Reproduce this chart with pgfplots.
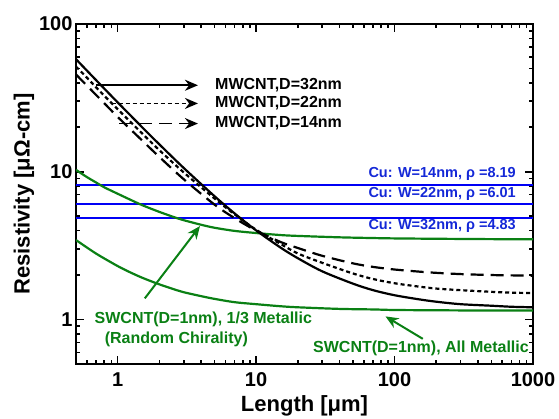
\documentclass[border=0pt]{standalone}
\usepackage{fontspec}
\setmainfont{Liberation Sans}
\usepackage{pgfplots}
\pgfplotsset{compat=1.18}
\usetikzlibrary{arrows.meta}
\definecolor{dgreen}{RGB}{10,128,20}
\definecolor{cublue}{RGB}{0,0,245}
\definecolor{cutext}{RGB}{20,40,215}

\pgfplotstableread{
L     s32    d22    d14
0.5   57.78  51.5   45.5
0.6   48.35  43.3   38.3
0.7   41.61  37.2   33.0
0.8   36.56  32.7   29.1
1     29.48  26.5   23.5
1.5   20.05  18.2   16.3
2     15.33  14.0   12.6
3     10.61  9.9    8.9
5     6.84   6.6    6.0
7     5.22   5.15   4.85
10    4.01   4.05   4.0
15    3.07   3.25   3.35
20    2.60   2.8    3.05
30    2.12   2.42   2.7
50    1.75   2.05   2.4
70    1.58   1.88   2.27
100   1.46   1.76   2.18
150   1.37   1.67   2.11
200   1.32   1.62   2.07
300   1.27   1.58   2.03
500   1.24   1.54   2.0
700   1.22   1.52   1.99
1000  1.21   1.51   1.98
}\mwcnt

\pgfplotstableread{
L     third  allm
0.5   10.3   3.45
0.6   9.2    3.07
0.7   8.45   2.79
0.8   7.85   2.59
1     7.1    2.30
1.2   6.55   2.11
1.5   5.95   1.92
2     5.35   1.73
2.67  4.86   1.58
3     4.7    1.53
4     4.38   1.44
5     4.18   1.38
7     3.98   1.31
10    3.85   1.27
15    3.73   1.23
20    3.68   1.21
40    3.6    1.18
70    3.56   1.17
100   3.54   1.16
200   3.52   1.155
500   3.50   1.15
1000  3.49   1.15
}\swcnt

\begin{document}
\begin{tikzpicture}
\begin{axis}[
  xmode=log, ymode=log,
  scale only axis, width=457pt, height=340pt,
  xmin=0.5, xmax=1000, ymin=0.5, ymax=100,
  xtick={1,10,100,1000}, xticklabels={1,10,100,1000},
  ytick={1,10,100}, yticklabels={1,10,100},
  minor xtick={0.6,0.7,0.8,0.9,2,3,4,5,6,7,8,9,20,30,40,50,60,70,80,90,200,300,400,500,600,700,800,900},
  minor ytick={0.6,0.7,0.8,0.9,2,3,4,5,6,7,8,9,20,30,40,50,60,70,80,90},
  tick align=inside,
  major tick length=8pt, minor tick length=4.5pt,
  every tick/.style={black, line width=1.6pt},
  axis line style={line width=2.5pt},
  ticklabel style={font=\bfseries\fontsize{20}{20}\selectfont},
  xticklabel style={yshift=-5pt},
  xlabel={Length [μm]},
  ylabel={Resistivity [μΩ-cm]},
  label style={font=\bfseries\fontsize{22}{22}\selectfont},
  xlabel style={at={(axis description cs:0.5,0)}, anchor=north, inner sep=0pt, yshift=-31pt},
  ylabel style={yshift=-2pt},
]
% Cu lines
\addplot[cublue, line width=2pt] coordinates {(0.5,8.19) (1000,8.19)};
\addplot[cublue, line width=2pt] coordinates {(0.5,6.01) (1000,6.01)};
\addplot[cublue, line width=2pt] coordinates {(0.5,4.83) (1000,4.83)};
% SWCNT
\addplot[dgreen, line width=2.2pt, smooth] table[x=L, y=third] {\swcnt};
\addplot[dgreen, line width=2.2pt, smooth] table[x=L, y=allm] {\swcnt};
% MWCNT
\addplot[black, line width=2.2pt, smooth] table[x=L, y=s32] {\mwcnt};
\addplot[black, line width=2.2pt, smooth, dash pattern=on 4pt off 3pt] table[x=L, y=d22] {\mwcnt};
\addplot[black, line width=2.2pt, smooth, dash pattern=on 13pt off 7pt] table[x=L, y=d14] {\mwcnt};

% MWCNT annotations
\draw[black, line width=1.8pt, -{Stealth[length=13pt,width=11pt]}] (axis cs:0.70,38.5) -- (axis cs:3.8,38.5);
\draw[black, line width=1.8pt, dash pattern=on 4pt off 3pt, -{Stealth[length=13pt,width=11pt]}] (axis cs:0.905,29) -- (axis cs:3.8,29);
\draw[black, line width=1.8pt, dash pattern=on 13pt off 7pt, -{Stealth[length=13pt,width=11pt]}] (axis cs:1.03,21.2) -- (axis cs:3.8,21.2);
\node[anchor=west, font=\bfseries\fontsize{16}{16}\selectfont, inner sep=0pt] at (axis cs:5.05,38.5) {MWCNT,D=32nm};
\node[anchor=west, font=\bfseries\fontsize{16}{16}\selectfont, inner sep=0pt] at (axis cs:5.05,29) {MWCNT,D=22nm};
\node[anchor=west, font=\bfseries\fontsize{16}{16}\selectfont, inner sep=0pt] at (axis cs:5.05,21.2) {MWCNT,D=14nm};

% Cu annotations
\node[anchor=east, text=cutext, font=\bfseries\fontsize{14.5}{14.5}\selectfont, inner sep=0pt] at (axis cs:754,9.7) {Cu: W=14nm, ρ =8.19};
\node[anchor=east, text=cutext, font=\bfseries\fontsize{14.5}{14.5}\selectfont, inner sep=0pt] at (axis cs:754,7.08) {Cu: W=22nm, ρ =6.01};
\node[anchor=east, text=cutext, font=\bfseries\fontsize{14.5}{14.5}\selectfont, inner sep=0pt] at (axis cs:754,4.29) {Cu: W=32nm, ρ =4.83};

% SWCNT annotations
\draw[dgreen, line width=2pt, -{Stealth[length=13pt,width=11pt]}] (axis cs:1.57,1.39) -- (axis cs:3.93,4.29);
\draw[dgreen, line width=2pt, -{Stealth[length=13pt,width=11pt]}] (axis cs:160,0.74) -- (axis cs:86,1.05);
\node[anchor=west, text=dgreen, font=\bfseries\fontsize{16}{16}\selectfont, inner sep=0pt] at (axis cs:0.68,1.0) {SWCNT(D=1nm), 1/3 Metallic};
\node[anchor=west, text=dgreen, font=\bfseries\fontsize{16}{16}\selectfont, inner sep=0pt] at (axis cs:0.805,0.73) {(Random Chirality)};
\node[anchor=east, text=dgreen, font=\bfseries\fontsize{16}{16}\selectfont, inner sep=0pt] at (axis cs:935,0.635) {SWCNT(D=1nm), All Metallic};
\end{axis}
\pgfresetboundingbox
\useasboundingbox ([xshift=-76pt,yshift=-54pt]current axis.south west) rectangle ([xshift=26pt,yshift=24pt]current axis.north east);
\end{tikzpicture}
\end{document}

++++++++++

• **YOUR TASK**
Return the whole listing, word for word, and leave out every picture.

• **SOLUTION FOR THIS EXERCISE**
Reproduce this chart with pgfplots.
\documentclass[border=0pt]{standalone}
\usepackage{fontspec}
\setmainfont{Liberation Sans}
\usepackage{pgfplots}
\pgfplotsset{compat=1.18}
\usetikzlibrary{arrows.meta}
\definecolor{dgreen}{RGB}{10,128,20}
\definecolor{cublue}{RGB}{0,0,245}
\definecolor{cutext}{RGB}{20,40,215}

\pgfplotstableread{
L     s32    d22    d14
0.5   57.78  51.5   45.5
0.6   48.35  43.3   38.3
0.7   41.61  37.2   33.0
0.8   36.56  32.7   29.1
1     29.48  26.5   23.5
1.5   20.05  18.2   16.3
2     15.33  14.0   12.6
3     10.61  9.9    8.9
5     6.84   6.6    6.0
7     5.22   5.15   4.85
10    4.01   4.05   4.0
15    3.07   3.25   3.35
20    2.60   2.8    3.05
30    2.12   2.42   2.7
50    1.75   2.05   2.4
70    1.58   1.88   2.27
100   1.46   1.76   2.18
150   1.37   1.67   2.11
200   1.32   1.62   2.07
300   1.27   1.58   2.03
500   1.24   1.54   2.0
700   1.22   1.52   1.99
1000  1.21   1.51   1.98
}\mwcnt

\pgfplotstableread{
L     third  allm
0.5   10.3   3.45
0.6   9.2    3.07
0.7   8.45   2.79
0.8   7.85   2.59
1     7.1    2.30
1.2   6.55   2.11
1.5   5.95   1.92
2     5.35   1.73
2.67  4.86   1.58
3     4.7    1.53
4     4.38   1.44
5     4.18   1.38
7     3.98   1.31
10    3.85   1.27
15    3.73   1.23
20    3.68   1.21
40    3.6    1.18
70    3.56   1.17
100   3.54   1.16
200   3.52   1.155
500   3.50   1.15
1000  3.49   1.15
}\swcnt

\begin{document}
\begin{tikzpicture}
\begin{axis}[
  xmode=log, ymode=log,
  scale only axis, width=457pt, height=340pt,
  xmin=0.5, xmax=1000, ymin=0.5, ymax=100,
  xtick={1,10,100,1000}, xticklabels={1,10,100,1000},
  ytick={1,10,100}, yticklabels={1,10,100},
  minor xtick={0.6,0.7,0.8,0.9,2,3,4,5,6,7,8,9,20,30,40,50,60,70,80,90,200,300,400,500,600,700,800,900},
  minor ytick={0.6,0.7,0.8,0.9,2,3,4,5,6,7,8,9,20,30,40,50,60,70,80,90},
  tick align=inside,
  major tick length=8pt, minor tick length=4.5pt,
  every tick/.style={black, line width=1.6pt},
  axis line style={line width=2.5pt},
  ticklabel style={font=\bfseries\fontsize{20}{20}\selectfont},
  xticklabel style={yshift=-5pt},
  xlabel={Length [μm]},
  ylabel={Resistivity [μΩ-cm]},
  label style={font=\bfseries\fontsize{22}{22}\selectfont},
  xlabel style={at={(axis description cs:0.5,0)}, anchor=north, inner sep=0pt, yshift=-31pt},
  ylabel style={yshift=-2pt},
]
% Cu lines
\addplot[cublue, line width=2pt] coordinates {(0.5,8.19) (1000,8.19)};
\addplot[cublue, line width=2pt] coordinates {(0.5,6.01) (1000,6.01)};
\addplot[cublue, line width=2pt] coordinates {(0.5,4.83) (1000,4.83)};
% SWCNT
\addplot[dgreen, line width=2.2pt, smooth] table[x=L, y=third] {\swcnt};
\addplot[dgreen, line width=2.2pt, smooth] table[x=L, y=allm] {\swcnt};
% MWCNT
\addplot[black, line width=2.2pt, smooth] table[x=L, y=s32] {\mwcnt};
\addplot[black, line width=2.2pt, smooth, dash pattern=on 4pt off 3pt] table[x=L, y=d22] {\mwcnt};
\addplot[black, line width=2.2pt, smooth, dash pattern=on 13pt off 7pt] table[x=L, y=d14] {\mwcnt};

% MWCNT annotations
\draw[black, line width=1.8pt, -{Stealth[length=13pt,width=11pt]}] (axis cs:0.70,38.5) -- (axis cs:3.8,38.5);
\draw[black, line width=1.8pt, dash pattern=on 4pt off 3pt, -{Stealth[length=13pt,width=11pt]}] (axis cs:0.905,29) -- (axis cs:3.8,29);
\draw[black, line width=1.8pt, dash pattern=on 13pt off 7pt, -{Stealth[length=13pt,width=11pt]}] (axis cs:1.03,21.2) -- (axis cs:3.8,21.2);
\node[anchor=west, font=\bfseries\fontsize{16}{16}\selectfont, inner sep=0pt] at (axis cs:5.05,38.5) {MWCNT,D=32nm};
\node[anchor=west, font=\bfseries\fontsize{16}{16}\selectfont, inner sep=0pt] at (axis cs:5.05,29) {MWCNT,D=22nm};
\node[anchor=west, font=\bfseries\fontsize{16}{16}\selectfont, inner sep=0pt] at (axis cs:5.05,21.2) {MWCNT,D=14nm};

% Cu annotations
\node[anchor=east, text=cutext, font=\bfseries\fontsize{14.5}{14.5}\selectfont, inner sep=0pt] at (axis cs:754,9.7) {Cu: W=14nm, ρ =8.19};
\node[anchor=east, text=cutext, font=\bfseries\fontsize{14.5}{14.5}\selectfont, inner sep=0pt] at (axis cs:754,7.08) {Cu: W=22nm, ρ =6.01};
\node[anchor=east, text=cutext, font=\bfseries\fontsize{14.5}{14.5}\selectfont, inner sep=0pt] at (axis cs:754,4.29) {Cu: W=32nm, ρ =4.83};

% SWCNT annotations
\draw[dgreen, line width=2pt, -{Stealth[length=13pt,width=11pt]}] (axis cs:1.57,1.39) -- (axis cs:3.93,4.29);
\draw[dgreen, line width=2pt, -{Stealth[length=13pt,width=11pt]}] (axis cs:160,0.74) -- (axis cs:86,1.05);
\node[anchor=west, text=dgreen, font=\bfseries\fontsize{16}{16}\selectfont, inner sep=0pt] at (axis cs:0.68,1.0) {SWCNT(D=1nm), 1/3 Metallic};
\node[anchor=west, text=dgreen, font=\bfseries\fontsize{16}{16}\selectfont, inner sep=0pt] at (axis cs:0.805,0.73) {(Random Chirality)};
\node[anchor=east, text=dgreen, font=\bfseries\fontsize{16}{16}\selectfont, inner sep=0pt] at (axis cs:935,0.635) {SWCNT(D=1nm), All Metallic};
\end{axis}
\pgfresetboundingbox
\useasboundingbox ([xshift=-76pt,yshift=-54pt]current axis.south west) rectangle ([xshift=26pt,yshift=24pt]current axis.north east);
\end{tikzpicture}
\end{document}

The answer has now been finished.